Borg-Neal added: “Quality people have the ability to be mobile and to move where the best opportunities and lifestyles are available.
“The weakness of sterling and uncertainty caused by Brexit makes the UK less attractive.”
Oakman Inns' strategy to retain its best staff is to make sure it “offers high levels of employee engagement”, he said.
He added: “This will also enable us to be competitive in our marketplace.
“From a wider point of view, the Government needs to stop making fatuous comments about their negotiating position and deliver absolute certainty to people currently living and working in the UK.”
David Hoyle, people director at Fuller’s, said the pubco is taking a number of steps to retain its current EU nationals and attract others in the future – including paying permanent residency fees for anyone who is eligible and has been with them for over a year.
“The Deloitte’s research isn’t really a surprise – we know that people do want to come and work in the UK, but we would like to see full clarification with regards to EU nationals as soon as possible," he said.

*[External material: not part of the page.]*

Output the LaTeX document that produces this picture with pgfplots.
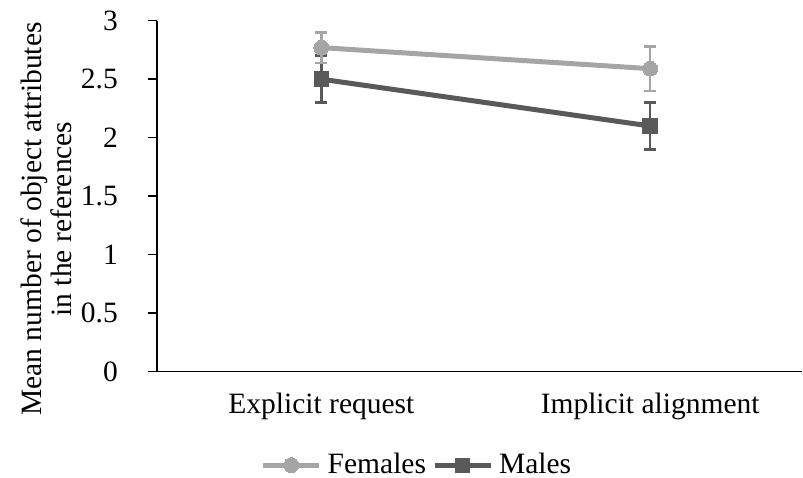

"In the meantime we will continue to invest in our people and focus on creating jobs with a clear career path, accompanied by a package with wide appeal to both UK and EU team members as well as those from further afield.”
Uncertainty is unsatisfactory
BBPA chief executive Brigid Simmonds said there is “no doubt” that companies are finding it more difficult to attract non-UK staff to work in their pubs, particularly in metropolitan areas.
“The uncertainty for existing employees is unsatisfactory,” she added.
However, Simmonds stated that the proposal from the Government that EU nationals who have been here for five years will be able to apply for settled status was “a step in the right direction”.
UK remains attractive to foreign workers
The study also found that 89% of non-British workers find the UK either quite attractive or highly attractive as a work destination and, of those currently based outside the UK, 87% would consider moving to the UK if the “right opportunity presented itself”.